Così si è arrivati all’incidente che ha scatenato tutto.
"Sì, una notte nel quartiere di Atene intorno al Politecnico, dove c’erano state le proteste del ’73 contro i colonnelli e che ha fama di essere quartiere di opposizione e di rivolte c’è stata una discussione tra un gruppo di giovani e la polizia. Le solite cose che si urlano alla polizia e qualche lancio di oggetti. Soltanto che un poliziotto ha deciso di rispondere, di estrarre l’arma, caricare e sparare. Un atto criminale della massima stupidità".
E c’è stata la rivolta.
"Un omicidio a sangue freddo di un ragazzo ha provocato una reazione inaspettata della società.

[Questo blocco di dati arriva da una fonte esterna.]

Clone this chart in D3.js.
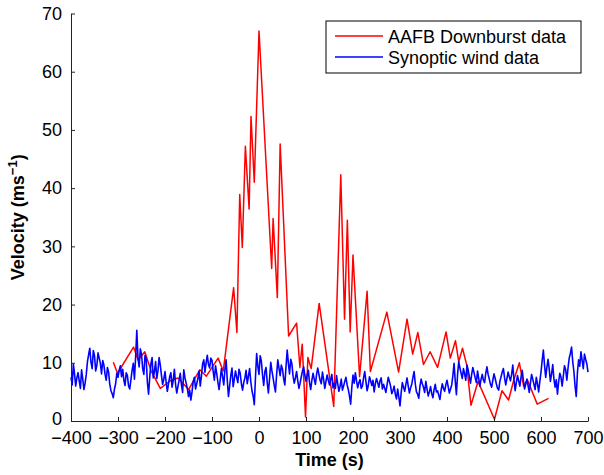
<!DOCTYPE html>
<html>
<head>
<meta charset="utf-8">
<script src="https://cdn.jsdelivr.net/npm/d3@7"></script>
<style>
  body { margin: 0; background: #fff; }
  svg text { font-family: "Liberation Sans", Arial, sans-serif; fill: #000; }
</style>
</head>
<body>
<div id="chart"></div>
<script>
/* DATA */
// AAFB downburst record (time in s, velocity in m/s)
const redTime = [-310, -301, -267, -257, -243, -230, -210, -187, -172, -150, -126, -112, -87, -76,
  -54, -47, -41, -35.5, -29, -21, -17, -10, 0, 27, 30, 39, 45, 63, 80, 87, 92, 99, 104, 111,
  128, 159, 174, 182, 188, 194, 200, 214, 230, 237, 272, 297, 315, 327, 338, 350, 364, 380,
  398, 407, 418, 425, 433, 442, 451, 466, 501, 517, 531, 542, 554, 563, 571, 592, 616];
const redVelocity = [10.1, 8.2, 12.7, 10.5, 11.9, 8.7, 5.6, 7.0, 7.4, 5.4, 8.8, 7.7, 10.8, 8.6,
  22.9, 15.2, 38.9, 29.8, 47.2, 36.4, 52.3, 41.0, 67.0, 26.2, 34.8, 21.2, 47.6, 14.6, 16.8, 9.2, 13.2, 0.7, 10.9, 9.0,
  20.2, 2.5, 42.3, 17.5, 34.5, 15.3, 28.5, 7.6, 22.3, 8.5, 18.7, 8.4, 17.5, 11.5, 15.2, 9.7, 11.9, 9.2,
  15.3, 10.8, 13.8, 10.2, 12.5, 9.6, 2.7, 6.8, 0.3, 5.2, 3.6, 7.0, 10.0, 6.0, 7.1, 2.9, 3.9];

// synoptic wind record, one reading every 2.5 s from -400 s
const blueStart = -400, blueStep = 2.5;
const blueVelocity = [
  // -400 .. -212.5
  7.5, 6.2, 9.8, 8.1, 6.0, 7.4, 8.3, 6.9, 5.6, 8.8, 7.2, 5.4, 6.5, 8.0, 10.2, 11.4, 12.5, 10.1, 9.0, 12.1,
  11.2, 8.6, 9.5, 11.7, 10.8, 9.9, 8.1, 10.4, 9.6, 8.0, 7.0, 9.2, 8.4, 6.3, 5.2, 4.7, 4.0, 5.5, 6.4, 8.2,
  7.5, 8.7, 9.5, 7.6, 8.9, 7.0, 6.1, 8.3, 7.8, 6.0, 5.5, 7.1, 8.7, 9.9, 7.2, 11.0, 15.6, 10.8, 9.3, 12.4,
  11.5, 9.0, 8.0, 11.3, 10.6, 6.7, 4.6, 7.5, 9.8, 10.9, 7.4, 8.5, 10.2, 7.3, 8.6, 10.9,
  // -210 .. -27.5
  9.6, 7.8, 6.3, 7.2, 8.5, 6.6, 5.1, 6.4, 7.6, 8.3, 5.8, 7.0, 8.9, 6.3, 4.8, 5.9, 7.0, 8.2, 6.2, 4.9,
  8.8, 7.4, 6.5, 5.6, 4.2, 5.3, 3.6, 5.0, 6.8, 7.5, 5.5, 6.4, 7.3, 8.6, 6.0, 7.7, 9.8, 10.5, 8.4, 10.0,
  11.3, 9.7, 9.1, 10.8, 10.4, 8.5, 7.0, 9.5, 8.2, 6.7, 5.4, 7.1, 9.0, 7.6, 6.2, 8.8, 10.5, 7.0, 4.2, 6.0,
  7.8, 9.1, 5.9, 7.2, 8.6, 7.5, 6.6, 8.9, 8.2, 6.4, 5.3, 6.6, 7.4, 8.7,
  // -25 .. 157.5
  6.4, 7.7, 9.0, 6.8, 5.2, 4.3, 2.8, 7.5, 11.6, 9.4, 8.0, 11.2, 10.3, 7.9, 6.1, 8.5, 9.2, 6.6, 4.8, 7.3,
  10.1, 8.6, 7.4, 6.1, 5.0, 8.0, 10.5, 9.1, 7.8, 9.6, 8.9, 7.2, 6.2, 9.4, 12.2, 9.9, 8.1, 10.6, 9.8, 7.7,
  6.5, 7.4, 8.5, 6.9, 5.6, 6.5, 7.6, 8.6, 9.3, 7.9, 6.8, 7.9, 8.7, 6.6, 5.4, 7.0, 8.2, 7.2, 6.3, 8.0,
  9.1, 8.0, 7.0, 6.4, 8.4, 7.1, 5.6, 6.8, 7.9, 7.0, 6.2, 7.1, 8.0, 5.7,
  // 160 .. 347.5
  6.5, 5.6, 7.8, 6.4, 5.1, 6.0, 7.2, 5.3, 6.0, 6.8, 7.5, 6.2, 5.4, 4.3, 2.9, 5.8, 7.9, 6.5, 8.3, 6.9,
  5.7, 6.6, 7.1, 5.6, 6.0, 7.4, 8.5, 6.8, 5.2, 6.1, 7.6, 6.9, 6.1, 7.0, 5.0, 6.4, 7.3, 6.6, 5.8, 6.9,
  7.4, 5.5, 6.3, 5.6, 4.9, 6.2, 7.5, 6.8, 6.0, 4.7, 5.2, 6.0, 4.6, 3.8, 5.5, 4.1, 2.6, 4.9, 6.6, 5.8,
  5.1, 6.3, 7.4, 6.0, 4.8, 5.7, 6.3, 7.5, 8.5, 6.4, 5.0, 4.6, 3.9, 6.0, 7.2, 6.4,
  // 350 .. 532.5
  5.8, 4.9, 6.8, 5.5, 4.3, 5.0, 5.9, 4.7, 4.0, 5.4, 6.3, 5.0, 5.2, 4.4, 3.7, 5.3, 6.4, 5.6, 5.1, 6.2,
  7.0, 5.9, 4.8, 5.5, 6.2, 7.8, 9.9, 6.9, 4.5, 8.0, 10.2, 9.1, 8.2, 7.3, 9.0, 8.1, 7.0, 9.6, 8.8, 7.6,
  6.5, 8.0, 9.2, 8.3, 7.4, 6.6, 8.6, 7.3, 6.0, 7.2, 8.0, 7.0, 6.6, 8.2, 9.3, 8.0, 7.2, 6.3, 5.8, 7.0,
  8.1, 7.3, 6.4, 5.6, 5.3, 6.8, 7.6, 8.4, 9.0, 7.4, 6.2, 7.3, 8.4, 7.6,
  // 535 .. 700
  6.9, 8.0, 9.6, 7.1, 5.2, 6.6, 7.8, 6.9, 6.0, 7.5, 8.7, 7.0, 5.5, 6.3, 7.2, 6.1, 4.9, 6.5, 8.0, 7.2,
  6.3, 5.4, 7.5, 6.4, 5.0, 6.8, 8.4, 10.4, 12.2, 9.6, 7.5, 9.2, 10.6, 8.9, 6.8, 8.1, 9.7, 7.2, 5.8, 7.1,
  4.6, 6.7, 8.2, 7.5, 6.0, 7.7, 9.5, 8.8, 7.0, 9.1, 10.8, 11.6, 12.7, 10.2, 8.5, 6.0, 4.2, 8.3, 10.5, 9.4,
  11.9, 10.4, 9.0, 11.5, 10.6, 9.8, 8.4];

const xTicks = [-400, -300, -200, -100, 0, 100, 200, 300, 400, 500, 600, 700];
const yTicks = [0, 10, 20, 30, 40, 50, 60, 70];
const seriesNames = ["AAFB Downburst data", "Synoptic wind data"];
const seriesColors = ["#ff0000", "#0000ff"];

/* LAYOUT */
const width = 604, height = 475;
const margin = { top: 13.5, bottom: 54, left: 71, right: 16 };

const svg = d3.select("#chart").append("svg")
  .attr("width", width)
  .attr("height", height);

const xScale = d3.scaleLinear().domain([-400, 700]).range([margin.left, width - margin.right]);
const yScale = d3.scaleLinear().domain([0, 70]).range([height - margin.bottom, margin.top]);

const redData = redTime.map((t, i) => ({ t, v: redVelocity[i] }));
const blueData = blueVelocity.map((v, i) => ({ t: blueStart + i * blueStep, v }))
  .filter(d => d.t <= 700);

const line = d3.line().x(d => xScale(d.t)).y(d => yScale(d.v));

// red first, blue drawn on top
svg.append("path").datum(redData)
  .attr("d", line).attr("fill", "none")
  .attr("stroke", seriesColors[0]).attr("stroke-width", 1.5).attr("stroke-linejoin", "round");

svg.append("path").datum(blueData)
  .attr("d", line).attr("fill", "none")
  .attr("stroke", seriesColors[1]).attr("stroke-width", 1.6).attr("stroke-linejoin", "round");

/* AXES (ticks inward, like matlab) */
const xAxis = d3.axisBottom(xScale).tickValues(xTicks).tickSize(-4).tickPadding(10).tickSizeOuter(0);
const yAxis = d3.axisLeft(yScale).tickValues(yTicks).tickSize(-4).tickPadding(9).tickSizeOuter(0);

const gx = svg.append("g")
  .attr("transform", `translate(0, ${height - margin.bottom})`)
  .call(xAxis);
const gy = svg.append("g")
  .attr("transform", `translate(${margin.left}, 0)`)
  .call(yAxis);

[gx, gy].forEach(g => {
  g.select(".domain").attr("stroke", "#222").attr("stroke-width", 1);
  g.selectAll(".tick line").attr("stroke", "#222");
  g.selectAll(".tick text").attr("font-size", 18).attr("font-family", "Liberation Sans, Arial, sans-serif").attr("fill", "#000");
});
// lift the "0" on the y axis a touch so it clears the "-400" below it
gy.selectAll(".tick text").filter(d => d === 0).attr("dy", "0.22em");

// axis titles
svg.append("text")
  .attr("x", xScale(150)).attr("y", 466)
  .attr("text-anchor", "middle").attr("font-size", 18).attr("font-weight", "bold")
  .text("Time (s)");

const yTitle = svg.append("text")
  .attr("transform", `translate(24, ${(yScale(0) + yScale(70)) / 2}) rotate(-90)`)
  .attr("text-anchor", "middle").attr("font-size", 18).attr("font-weight", "bold");
yTitle.append("tspan").text("Velocity (ms");
yTitle.append("tspan").attr("dy", -7).attr("font-size", 13).text("−1");
yTitle.append("tspan").attr("dy", 7).text(")");

/* LEGEND */
const legend = svg.append("g").attr("transform", "translate(326, 21)");
legend.append("rect")
  .attr("width", 255).attr("height", 52)
  .attr("fill", "#fff").attr("stroke", "#000").attr("stroke-width", 1);

seriesNames.forEach((name, i) => {
  const y = 15 + i * 21;
  legend.append("line")
    .attr("x1", 9).attr("x2", 57).attr("y1", y).attr("y2", y)
    .attr("stroke", seriesColors[i]).attr("stroke-width", 1.5);
  legend.append("text")
    .attr("x", 62).attr("y", y + 6.5)
    .attr("font-size", 18)
    .text(name);
});
</script>
</body>
</html>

Anche perché il giovane era la vittima perfetta: appartenente all’alta borghesia e passava di là quasi per caso. Ci sono state manifestazioni in tante città, una sorta di eventi in parallelo più che un vero movimento. Questo fatto ha toccato tutti in modi e per ragioni diverse. Come una pentola a pressione che all’improvviso si apre. Il primo ministro non ha voluto le dimissioni del ministro degli Interni e del capo della Polizia, così la protesta è cresciuta. E poi nei primi giorni alcuni gruppi hanno danneggiato negozi e banche".
E come fanno di solito i governi questo è bastato per dipengere i manifestanti come un pericolo…

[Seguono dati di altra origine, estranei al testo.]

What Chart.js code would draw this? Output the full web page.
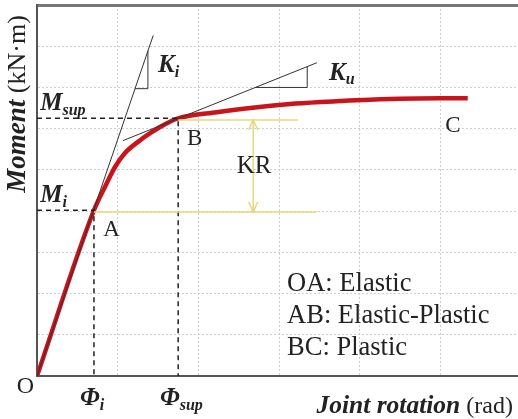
<!DOCTYPE html>
<html>
<head>
<meta charset="utf-8">
<script src="https://cdn.jsdelivr.net/npm/chart.js@4"></script>
<style>
  html, body { margin: 0; padding: 0; overflow: hidden; background: #fff; }
  #wrap { width: 525px; height: 419px; }
</style>
</head>
<body>
<div id="wrap"><canvas id="chart"></canvas></div>
<script>
// moment-rotation curve (schematic units)
const curveX = [0, 0.706, 0.843, 0.967, 1.091, 1.252, 1.426, 1.587, 1.748, 2.23, 2.73, 3.2, 3.75, 4.37, 5.34];
const curveY = [0, 4.02, 4.59, 5.07, 5.41, 5.68, 5.92, 6.11, 6.25, 6.40, 6.52, 6.61, 6.67, 6.72, 6.74];

// key points
const pointA = [0.706, 4.02];
const pointB = [1.75, 6.25];

// tangent lines and slope triangles
const kiLineX = [0, 1.44];
const kiLineY = [0, 8.26];
const kiTriX = [1.215, 1.375, 1.375];
const kiTriY = [6.97, 6.97, 7.89];
const kuLineX = [1.066, 3.47];
const kuLineY = [5.71, 7.60];
const kuTriX = [2.71, 3.35, 3.35];
const kuTriY = [7.0, 7.0, 7.50];

// KR range guides
const krUpperX = [1.75, 3.235];
const krUpperY = [6.21, 6.21];
const krLowerX = [0.706, 3.47];
const krLowerY = [3.98, 3.98];
const krArrowX = [2.68, 2.68];
const krArrowY = [6.21, 3.98];
const krHeadTopX = [2.624, 2.68, 2.736];
const krHeadTopY = [5.97, 6.21, 5.97];
const krHeadBotX = [2.624, 2.68, 2.736];
const krHeadBotY = [4.22, 3.98, 4.22];

const legendLines = ['OA: Elastic', 'AB: Elastic-Plastic', 'BC: Plastic'];

function pts(xs, ys) {
  return xs.map((x, i) => ({ x: x, y: ys[i] }));
}

function line(xs, ys, color, width, dash) {
  return {
    data: pts(xs, ys),
    showLine: true,
    borderColor: color,
    borderWidth: width,
    borderDash: dash || [],
    pointRadius: 0,
    fill: false
  };
}

const SERIF = '"Liberation Serif", "DejaVu Serif", serif';
const TXT = '#222';

// draws a run of text pieces left to right, each piece [text, font, dy]
function rich(ctx, parts, x, y, align) {
  let w = 0;
  parts.forEach(p => { ctx.font = p[1]; w += ctx.measureText(p[0]).width; });
  let cx = align === 'center' ? x - w / 2 : align === 'right' ? x - w : x;
  parts.forEach(p => {
    ctx.font = p[1];
    ctx.fillText(p[0], cx, y + (p[2] || 0));
    cx += ctx.measureText(p[0]).width;
  });
}

const labelsPlugin = {
  id: 'labels',
  afterDatasetsDraw(chart) {
    const ctx = chart.ctx;
    const xs = chart.scales.x, ys = chart.scales.y;
    const X = v => xs.getPixelForValue(v);
    const Y = v => ys.getPixelForValue(v);
    const big = 'bold italic 25px ' + SERIF;
    const sub = 'bold italic 16px ' + SERIF;
    const reg = '23px ' + SERIF;
    ctx.save();
    ctx.fillStyle = TXT;
    ctx.textBaseline = 'alphabetic';

    rich(ctx, [['K', big], ['i', sub, 5]], X(1.50), Y(7.38));
    rich(ctx, [['K', big], ['u', sub, 4]], X(3.62), Y(7.18));
    rich(ctx, [['M', big], ['sup', sub, 5]], X(0.04), Y(6.45));
    rich(ctx, [['M', big], ['i', sub, 5]], X(0.04), Y(4.22));

    rich(ctx, [['A', reg]], X(0.82), Y(3.40));
    rich(ctx, [['B', reg]], X(1.86), Y(5.60));
    rich(ctx, [['C', reg]], X(5.06), Y(5.92));
    rich(ctx, [['O', '24px ' + SERIF]], X(-0.25), Y(-0.41));
    rich(ctx, [['KR', '25px ' + SERIF]], X(2.69), Y(4.92), 'center');

    rich(ctx, [['\u03A6', big], ['i', sub, 5]], X(0.533), Y(-0.70));
    rich(ctx, [['\u03A6', big], ['sup', sub, 5]], X(1.525), Y(-0.70));

    legendLines.forEach((t, i) => {
      rich(ctx, [[t, '26.5px ' + SERIF]], X(3.10), Y(2.06 - i * 0.775));
    });

    rich(ctx, [['Joint rotation', 'bold italic 25.5px ' + SERIF], [' (rad)', '24px ' + SERIF]],
      X(5.90), Y(-0.90), 'right');

    ctx.translate(X(-0.248) + 8, Y(6.6));
    ctx.rotate(-Math.PI / 2);
    rich(ctx, [['Moment', 'bold italic 27px ' + SERIF], [' (kN\u00B7m)', '26px ' + SERIF]], 0, 0, 'center');
    ctx.restore();
  }
};

const axisGrid = {
  color: '#cfcfcf',
  lineWidth: 1,
  drawTicks: false
};

new Chart(document.getElementById('chart'), {
  type: 'scatter',
  data: {
    datasets: [
      line(krUpperX, krUpperY, '#e8d67c', 1.5),
      line(krLowerX, krLowerY, '#e8d67c', 1.5),
      line(krArrowX, krArrowY, '#e8d67c', 1.5),
      line(krHeadTopX, krHeadTopY, '#e8d67c', 1.5),
      line(krHeadBotX, krHeadBotY, '#e8d67c', 1.5),
      line([0, pointB[0], pointB[0]], [pointB[1], pointB[1], 0], '#222', 1.5, [5, 4]),
      line([0, pointA[0], pointA[0]], [pointA[1], pointA[1], 0], '#222', 1.5, [5, 4]),
      line(kiLineX, kiLineY, '#333', 1),
      line(kiTriX, kiTriY, '#333', 1),
      line(kuLineX, kuLineY, '#333', 1),
      line(kuTriX, kuTriY, '#333', 1),
      Object.assign(line(curveX, curveY, '#c8141a', 4.5), {
        cubicInterpolationMode: 'monotone'
      })
    ]
  },
  options: {
    responsive: true,
    maintainAspectRatio: false,
    animation: false,
    events: [],
    layout: { padding: { left: 37, right: 4, top: 5, bottom: 43 } },
    plugins: { legend: { display: false }, tooltip: { enabled: false } },
    scales: {
      x: {
        type: 'linear', min: 0, max: 6,
        ticks: { display: false, stepSize: 1 },
        grid: axisGrid,
        border: { display: true, color: '#555', width: 2, dash: [2, 2] }
      },
      x2: {
        type: 'linear', position: 'top', min: 0, max: 6,
        ticks: { display: false },
        grid: { display: false, drawTicks: false },
        border: { display: true, color: '#777', width: 3 }
      },
      y: {
        type: 'linear', min: 0, max: 9,
        ticks: { display: false, stepSize: 1 },
        grid: axisGrid,
        border: { display: true, color: '#555', width: 2, dash: [2, 2] }
      }
    }
  },
  plugins: [labelsPlugin]
});
</script>
</body>
</html>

"Esattamente, hanno messo i cittadini contro altri cittadini. Ma c’è stato qualcosa di più simbolico. In piazza Syntagma, di fronte al Parlamento, alcuni manifestanti hanno incendiato l’albero di Natale. Il giorno dopo il sindaco ne ha fatto mettere un altro e ha mandato la polizia a presidiarlo 24 ore su 24 e si sono viste le foto pazzesche dei poliziotti tutti intorno all’albero. L’altra cosa è che il sindaco di Atene disse di capire le ragioni della protesta ma chiese di interromperla per consentire lo shopping natalizio e di riprenderla dopo le feste. Questo per rassicurare la classe media che si poteva fare acquisti come se niente fosse. Il punto è che c’è una tensione nascosta, una classe media intera repressa. Non so che accadrà se dovesse succedere qualcosa contemporaneamente in diverse città europee. Sarà una pagina nuova nella storia dell’Europa, anche se non so in che direzione. Tra i Paesi europei ci sono più cose in comune di quello che pensiamo: i problemi sono comuni e le informazioni ormai viaggiano veloci. Basta una miccia e non so che accadrà. Non so se le polizie europee abbiano un piano per gestire tutto questo oltre a invitare la gente a essere paziente. Ma invitare alla pazienza non è un piano! Ci hanno raccontato favole a lungo e oggi non ci sono più favole. Obama negli Usa sta cercando di raccontare una speranza a questa stessa classe media frustrata. In Europa c’è più disillusione. Noi abbiamo già raggiunto quel che Obama promette a livello sociale ma abbiamo fallito".
Le proteste grece indicherebbero che c’è una reazione.
"Oggi dobbiamo tutti reinventarci. La sinistra per prima deve reinventarsi se vuole essere alternativa, deve tornare a farsi delle domande. Quel che è successo a dicembre prova che la società è malata ma ancora viva. La reazione, con blog, incontri, domande e manifestazioni, è l’inizio di una speranza, di un meccanismo nuovo".
E Obama?
"Si è presentato come un Messia, si è creato quasi una teologia. Forse è la persona più specchiata e illuminata. La sua storia mi piace, è una bella storia. Ma è rischioso. È un personaggio globale, vedremo che farà. Spesso nella storia i Messia hanno portato a catastrofi. Il timore è di un evento violento se le aspettative sono troppo alte o di una reazione se invece funziona. Temo che, come dice il film di Paul Thomas Anderson, "ci sarà sangue". Del resto ci sono persone che diventano eroi perché sono pronti a giocare un ruolo per i bisogni della società in quel momento. Obama è come se avesse accettato un ruolo. Quello che servirebbe nella società di oggi sarebbe la responsabilità individuale di ciscuno di noi nel nostro posto della società. Che ciascuno fosse eroe per la propria famiglia e i propri amici. Avremmo cittadini più responsabili. Ma molti preferiscono che siano gli altri a prendere le decisioni per loro: è umano anche questo. Del resto sia la paura sia la speranza sono molle per attivarsi. Quel che mi turba è che oggi siamo tutti dentro un incubo e non ne parliamo".